La structure secondaire des ARNt a été établie par Robert Holley, qui est parvenu à purifier et à analyser la séquence de l'ARNt spécifique de l'alanine en 1964[49]. Ce fut un progrès majeur dans la compréhension du déchiffrage du message génétique porté par les ARN messagers. La structure tridimensionnelle d'un ARNt a été résolue en 1974, indépendamment, par les équipes de Aaron Klug et Alexander Rich[50], montrant pour la première fois la structure complexe d'un ARN. L'existence de propriétés catalytiques des ARN a été établie indépendamment par Sidney Altman et Tom Cech en 1982, sur la ribonucléase P[53] d'une part et sur les introns autoépissables d'autre part[52]. La résolution de la structure des sous-unités individuelles du ribosome en 2000 par les équipes de Tom Steitz, Ada Yonath et Venki Ramakrishnan[75],[76],[77], puis celle du ribosome entier par l'équipe de Harry Noller en 2001[78], constituèrent un progrès essentiel dans la compréhension du mécanisme central de la biologie qu'est la traduction des ARNm en protéines.
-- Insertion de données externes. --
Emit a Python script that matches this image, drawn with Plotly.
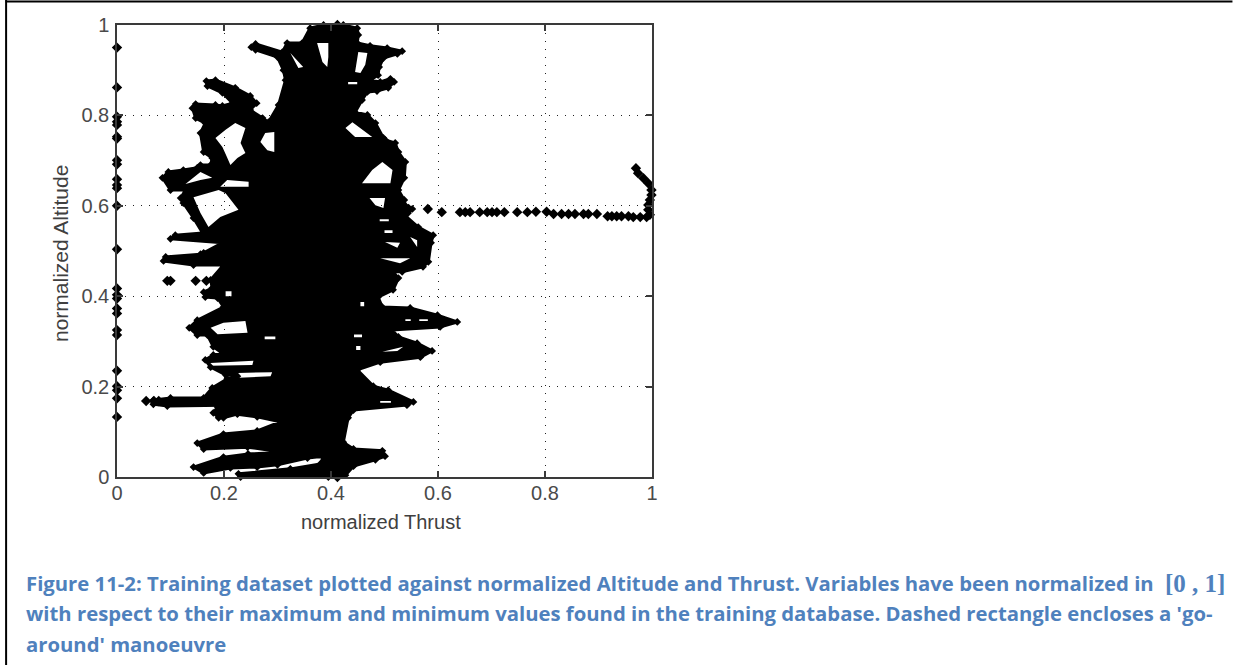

De plus, cela permit de montrer, entre autres, que le ribosome était aussi un ribozyme.
Durant les années 1970, Timothy Leary, dans son ouvrage La Politique de l'Extase, verra dans l'ARN la promesse d'une future modification de la conscience (possiblement via de nouvelles drogues, et/ou d'exercices spirituels), dont il serait une composante agrandissant les capacités d'apprentissage de celui qui se livrerait à de telles expériences[79].
L'hypothèse du monde à ARN est une hypothèse suivant laquelle l'ARN serait le précurseur de toutes les macromolécules biologiques et particulièrement de l'ADN et des protéines qui auraient permis dans un environnement abiotique (caractérisé par une chimie prébiotique en partie hypothétique) l'apparition de premières cellules vivantes, c'est-à-dire formant un compartiment, et comportant de l'information et des sous-systèmes métaboliques.
Dans le cadre de l'étude des origines de la vie, cette hypothèse permet une explication de l'apparition des différentes fonctions biologiques via la constitution de certains blocs biomoléculaires à partir d'intermédiaires prébiotique plausibles et de molécules basées sur le carbone[80]. Il a été démontré en 2009 par l'équipe de John Sutherland que des précurseurs plausibles des ribonucléotides, des acides aminés et des lipides peuvent tous être obtenus par homologation réductrice du cyanure d'hydrogène et de certains de ses dérivés. Chacun des sous-systèmes cellulaires connus pourrait donc être expliqué par la chimie du carbone, avec des réactions catalysées par la lumière ultraviolette a priori très présente avant l'apparition de la couche d'ozone, à partir du sulfure d'hydrogène comme agent réducteur[80]. Le cycle photoréducteur pourrait lui-même être accéléré par le cuivre [Cu(I)-Cu(II)][80].